WHAT THIS TASK INVOLVES :: Everything from the opening line of the records below through the line with "ctx.lineWidth = 1.2;" must be duplicated exactly, pictures left out.

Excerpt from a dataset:
====
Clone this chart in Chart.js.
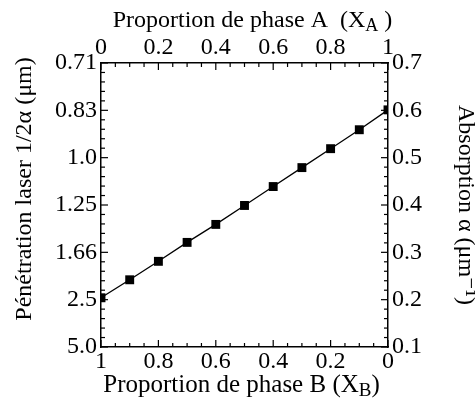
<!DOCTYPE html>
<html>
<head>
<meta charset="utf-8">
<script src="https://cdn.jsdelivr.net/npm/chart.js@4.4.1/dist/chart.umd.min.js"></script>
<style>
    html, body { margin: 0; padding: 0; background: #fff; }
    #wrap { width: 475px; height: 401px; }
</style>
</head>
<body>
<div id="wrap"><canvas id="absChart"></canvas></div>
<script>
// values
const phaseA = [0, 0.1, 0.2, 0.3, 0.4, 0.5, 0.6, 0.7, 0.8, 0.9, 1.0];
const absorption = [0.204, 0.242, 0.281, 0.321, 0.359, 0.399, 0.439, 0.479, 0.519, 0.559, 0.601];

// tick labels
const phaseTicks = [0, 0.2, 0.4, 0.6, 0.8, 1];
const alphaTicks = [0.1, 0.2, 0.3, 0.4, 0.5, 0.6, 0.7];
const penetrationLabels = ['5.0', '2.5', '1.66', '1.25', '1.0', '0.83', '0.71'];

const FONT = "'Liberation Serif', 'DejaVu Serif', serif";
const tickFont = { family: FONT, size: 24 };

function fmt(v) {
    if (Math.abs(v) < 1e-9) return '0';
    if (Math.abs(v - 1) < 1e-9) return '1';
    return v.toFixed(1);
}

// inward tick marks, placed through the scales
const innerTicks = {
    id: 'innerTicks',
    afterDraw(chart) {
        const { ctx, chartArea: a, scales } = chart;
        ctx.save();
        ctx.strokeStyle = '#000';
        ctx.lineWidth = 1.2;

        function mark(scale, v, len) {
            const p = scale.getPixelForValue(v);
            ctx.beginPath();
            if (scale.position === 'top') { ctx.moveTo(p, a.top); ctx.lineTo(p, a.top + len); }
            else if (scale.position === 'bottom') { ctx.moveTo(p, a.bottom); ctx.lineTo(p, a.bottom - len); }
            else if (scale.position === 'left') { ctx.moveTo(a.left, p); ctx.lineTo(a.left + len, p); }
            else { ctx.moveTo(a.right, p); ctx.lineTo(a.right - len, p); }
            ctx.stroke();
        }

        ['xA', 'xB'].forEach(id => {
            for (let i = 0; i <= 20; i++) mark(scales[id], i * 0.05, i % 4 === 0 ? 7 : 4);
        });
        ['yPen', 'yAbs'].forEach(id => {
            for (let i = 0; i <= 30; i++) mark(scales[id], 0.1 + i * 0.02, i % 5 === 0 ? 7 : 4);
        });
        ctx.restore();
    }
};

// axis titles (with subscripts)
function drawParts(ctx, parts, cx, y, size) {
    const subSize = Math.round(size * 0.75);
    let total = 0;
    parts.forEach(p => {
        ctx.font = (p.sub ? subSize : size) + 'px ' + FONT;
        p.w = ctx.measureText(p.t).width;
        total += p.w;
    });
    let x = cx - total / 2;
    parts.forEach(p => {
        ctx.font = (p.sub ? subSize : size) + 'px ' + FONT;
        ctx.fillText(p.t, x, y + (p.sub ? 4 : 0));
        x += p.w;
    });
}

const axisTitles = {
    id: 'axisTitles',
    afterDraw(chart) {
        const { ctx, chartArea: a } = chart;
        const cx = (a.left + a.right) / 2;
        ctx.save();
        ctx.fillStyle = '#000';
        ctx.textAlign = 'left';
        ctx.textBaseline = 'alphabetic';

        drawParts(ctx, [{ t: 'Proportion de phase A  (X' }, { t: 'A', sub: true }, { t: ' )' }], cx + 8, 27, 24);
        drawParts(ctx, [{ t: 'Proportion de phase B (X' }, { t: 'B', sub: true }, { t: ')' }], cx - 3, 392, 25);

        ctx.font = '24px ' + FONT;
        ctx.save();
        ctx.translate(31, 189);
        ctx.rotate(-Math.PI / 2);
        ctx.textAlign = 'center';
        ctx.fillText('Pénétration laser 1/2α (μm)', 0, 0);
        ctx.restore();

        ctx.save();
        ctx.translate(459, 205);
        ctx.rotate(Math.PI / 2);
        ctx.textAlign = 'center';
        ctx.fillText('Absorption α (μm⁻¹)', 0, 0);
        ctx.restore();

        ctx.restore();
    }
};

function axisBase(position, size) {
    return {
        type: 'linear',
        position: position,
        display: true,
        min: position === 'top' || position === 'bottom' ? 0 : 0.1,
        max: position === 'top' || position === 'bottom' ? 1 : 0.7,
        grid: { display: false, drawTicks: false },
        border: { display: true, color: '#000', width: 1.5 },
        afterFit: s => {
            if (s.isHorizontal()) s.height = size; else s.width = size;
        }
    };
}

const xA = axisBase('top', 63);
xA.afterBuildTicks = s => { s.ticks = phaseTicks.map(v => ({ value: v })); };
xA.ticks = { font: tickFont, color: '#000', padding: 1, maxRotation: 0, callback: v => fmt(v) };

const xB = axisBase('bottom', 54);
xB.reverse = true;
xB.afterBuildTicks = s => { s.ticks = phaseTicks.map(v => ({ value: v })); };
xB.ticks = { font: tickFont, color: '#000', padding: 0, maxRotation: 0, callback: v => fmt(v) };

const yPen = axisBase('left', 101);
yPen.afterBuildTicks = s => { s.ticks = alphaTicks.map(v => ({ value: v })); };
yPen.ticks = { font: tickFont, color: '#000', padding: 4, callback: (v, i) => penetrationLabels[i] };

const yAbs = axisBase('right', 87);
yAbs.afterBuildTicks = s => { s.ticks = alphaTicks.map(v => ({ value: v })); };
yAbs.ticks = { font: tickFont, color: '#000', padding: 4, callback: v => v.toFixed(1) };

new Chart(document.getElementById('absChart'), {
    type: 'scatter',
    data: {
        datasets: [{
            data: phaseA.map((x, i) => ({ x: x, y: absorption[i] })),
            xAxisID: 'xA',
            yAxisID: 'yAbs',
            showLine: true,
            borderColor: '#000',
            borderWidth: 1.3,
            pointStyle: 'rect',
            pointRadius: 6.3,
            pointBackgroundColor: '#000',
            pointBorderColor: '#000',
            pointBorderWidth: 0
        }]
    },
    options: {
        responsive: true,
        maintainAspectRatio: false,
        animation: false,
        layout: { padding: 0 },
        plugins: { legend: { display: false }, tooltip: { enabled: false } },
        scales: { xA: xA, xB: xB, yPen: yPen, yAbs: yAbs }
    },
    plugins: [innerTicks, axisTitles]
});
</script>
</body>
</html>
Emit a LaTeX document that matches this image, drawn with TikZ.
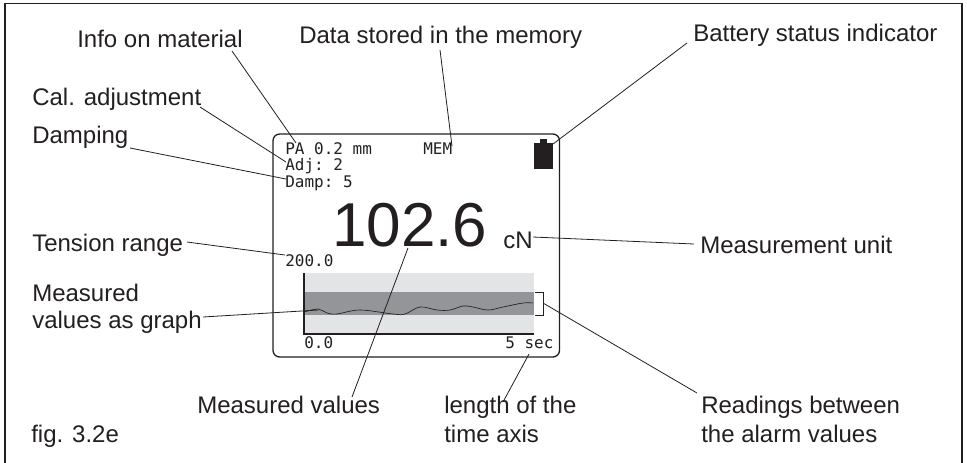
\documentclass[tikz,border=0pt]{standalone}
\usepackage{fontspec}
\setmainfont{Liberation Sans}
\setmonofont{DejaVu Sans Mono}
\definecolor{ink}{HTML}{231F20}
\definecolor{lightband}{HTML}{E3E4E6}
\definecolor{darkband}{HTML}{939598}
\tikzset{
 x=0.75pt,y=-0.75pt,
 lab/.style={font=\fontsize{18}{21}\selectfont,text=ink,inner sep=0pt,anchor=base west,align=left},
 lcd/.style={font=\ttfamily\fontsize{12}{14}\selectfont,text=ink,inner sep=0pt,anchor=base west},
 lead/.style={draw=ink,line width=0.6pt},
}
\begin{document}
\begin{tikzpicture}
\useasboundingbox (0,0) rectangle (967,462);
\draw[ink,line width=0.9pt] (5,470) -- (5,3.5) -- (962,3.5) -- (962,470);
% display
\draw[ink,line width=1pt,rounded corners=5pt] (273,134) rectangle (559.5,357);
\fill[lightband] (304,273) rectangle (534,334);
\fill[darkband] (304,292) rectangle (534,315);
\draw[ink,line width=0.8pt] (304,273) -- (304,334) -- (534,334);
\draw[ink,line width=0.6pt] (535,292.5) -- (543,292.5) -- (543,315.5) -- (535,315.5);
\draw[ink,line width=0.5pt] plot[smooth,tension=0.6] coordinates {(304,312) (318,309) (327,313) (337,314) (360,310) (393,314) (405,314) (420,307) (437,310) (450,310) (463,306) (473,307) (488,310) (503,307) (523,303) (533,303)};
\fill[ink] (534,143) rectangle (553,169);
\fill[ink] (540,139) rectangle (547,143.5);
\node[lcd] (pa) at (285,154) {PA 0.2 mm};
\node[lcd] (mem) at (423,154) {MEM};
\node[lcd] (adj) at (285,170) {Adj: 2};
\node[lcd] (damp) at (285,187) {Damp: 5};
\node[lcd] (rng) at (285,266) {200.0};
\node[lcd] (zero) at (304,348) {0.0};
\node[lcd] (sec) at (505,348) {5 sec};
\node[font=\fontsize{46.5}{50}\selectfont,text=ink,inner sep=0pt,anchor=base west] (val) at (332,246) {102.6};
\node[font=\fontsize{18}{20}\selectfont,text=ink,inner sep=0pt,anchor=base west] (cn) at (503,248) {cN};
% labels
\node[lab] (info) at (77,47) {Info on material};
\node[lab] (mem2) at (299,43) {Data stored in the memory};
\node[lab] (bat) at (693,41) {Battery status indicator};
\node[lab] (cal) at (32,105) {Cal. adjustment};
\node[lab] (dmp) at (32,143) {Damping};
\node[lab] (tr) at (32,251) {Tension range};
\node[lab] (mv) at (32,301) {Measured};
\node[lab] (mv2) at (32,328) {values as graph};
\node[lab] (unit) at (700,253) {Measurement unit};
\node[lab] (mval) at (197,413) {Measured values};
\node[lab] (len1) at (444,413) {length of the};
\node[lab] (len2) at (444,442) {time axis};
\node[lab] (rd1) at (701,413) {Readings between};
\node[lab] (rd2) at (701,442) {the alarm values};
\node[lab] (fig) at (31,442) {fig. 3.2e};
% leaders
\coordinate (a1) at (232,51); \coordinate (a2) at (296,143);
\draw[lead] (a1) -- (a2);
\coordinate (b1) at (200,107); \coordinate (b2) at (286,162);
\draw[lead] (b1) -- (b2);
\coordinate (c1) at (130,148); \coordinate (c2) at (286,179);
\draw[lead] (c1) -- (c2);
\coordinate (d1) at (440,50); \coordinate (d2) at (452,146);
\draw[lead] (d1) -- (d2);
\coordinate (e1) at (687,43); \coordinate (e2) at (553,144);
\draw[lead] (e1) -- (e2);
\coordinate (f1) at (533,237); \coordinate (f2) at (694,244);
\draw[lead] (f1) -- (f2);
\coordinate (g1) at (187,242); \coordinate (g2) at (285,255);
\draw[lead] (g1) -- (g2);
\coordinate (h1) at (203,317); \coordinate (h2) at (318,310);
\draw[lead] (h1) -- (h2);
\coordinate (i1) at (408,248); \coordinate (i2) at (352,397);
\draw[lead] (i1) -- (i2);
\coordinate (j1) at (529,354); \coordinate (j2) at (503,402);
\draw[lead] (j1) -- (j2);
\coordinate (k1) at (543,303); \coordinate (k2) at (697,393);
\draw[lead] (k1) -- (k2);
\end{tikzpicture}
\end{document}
====
TASK OUTPUT ::
Clone this chart in Chart.js.
<!DOCTYPE html>
<html>
<head>
<meta charset="utf-8">
<script src="https://cdn.jsdelivr.net/npm/chart.js@4.4.1/dist/chart.umd.min.js"></script>
<style>
    html, body { margin: 0; padding: 0; background: #fff; }
    #wrap { width: 475px; height: 401px; }
</style>
</head>
<body>
<div id="wrap"><canvas id="absChart"></canvas></div>
<script>
// values
const phaseA = [0, 0.1, 0.2, 0.3, 0.4, 0.5, 0.6, 0.7, 0.8, 0.9, 1.0];
const absorption = [0.204, 0.242, 0.281, 0.321, 0.359, 0.399, 0.439, 0.479, 0.519, 0.559, 0.601];

// tick labels
const phaseTicks = [0, 0.2, 0.4, 0.6, 0.8, 1];
const alphaTicks = [0.1, 0.2, 0.3, 0.4, 0.5, 0.6, 0.7];
const penetrationLabels = ['5.0', '2.5', '1.66', '1.25', '1.0', '0.83', '0.71'];

const FONT = "'Liberation Serif', 'DejaVu Serif', serif";
const tickFont = { family: FONT, size: 24 };

function fmt(v) {
    if (Math.abs(v) < 1e-9) return '0';
    if (Math.abs(v - 1) < 1e-9) return '1';
    return v.toFixed(1);
}

// inward tick marks, placed through the scales
const innerTicks = {
    id: 'innerTicks',
    afterDraw(chart) {
        const { ctx, chartArea: a, scales } = chart;
        ctx.save();
        ctx.strokeStyle = '#000';
        ctx.lineWidth = 1.2;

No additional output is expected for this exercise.